Lines and Colors art blog

Eye Candy for Today: Jan van Huysum still life

Fruit Piece, Jan van Huysu, highly detailed 18th century Dutch still life
Fruit Piece, Jan van Huysum

The link is to a zoomable version on Google Art Project; there is a large (14mb) downloadable image on Wikimedia Commons; the original is in the Getty Museum, which also has a zoomable image, as well as a large (18mb) downloadable image.

Even among the highly detailed and superbly rendered still life compositions of his contemporaries, I find the work of 18th century Dutch painter Jan van Huysum extraordinary.

There is a richness of tactile reality and a physical presence in his work that bears witness to his insistence on painting from life, often delaying the progress of a painting until certain flowers were in bloom.

He’s taken the practice of including insects in still life paintings to another level, not only including multiple examples, but studying them with the eye of an entomologist, and his plant forms with with an accuracy that would stun most botanical artists.

It’s not the detail itself that impresses me, however — that’s seldom satisfying on its own — it’s the way Van Huysum has incorporated that level of keen observation and intricate rendering with the artistic goals of a harmonious, dramatic composition. His control of color, texture, and in particular, value, is a joy to behold.

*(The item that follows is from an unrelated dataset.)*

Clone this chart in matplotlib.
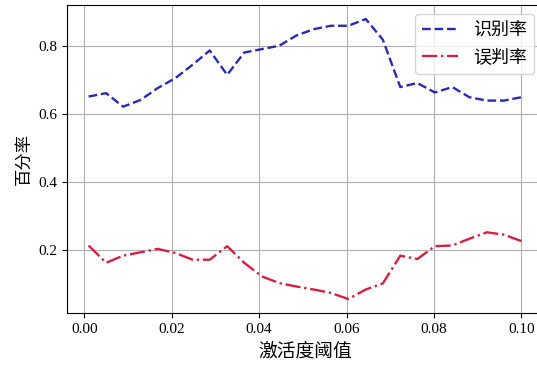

The painting involves you in levels, inviting you further and further into the depths of the artist’s fascination with the visual splendor of nature at a small scale.

Fruit Piece, Google Art Project

Comments

2 responses to “Eye Candy for Today: Jan van Huysum still life”

  1. John kaay Avatar
    John kaay

    Absolutely incredible!
    He must have painted this over the course of at least a year.
    He has Irises (spring), peaches and raspberries (early summer), grapes and currants, (late summer), pomegranates and walnuts in the husk, (fall or winter).

    1. My understanding is that he used glazes, which have to dry between applications, sometimes for weeks, so it’s not surprising that he might have worked on a series of canvasses over extended periods.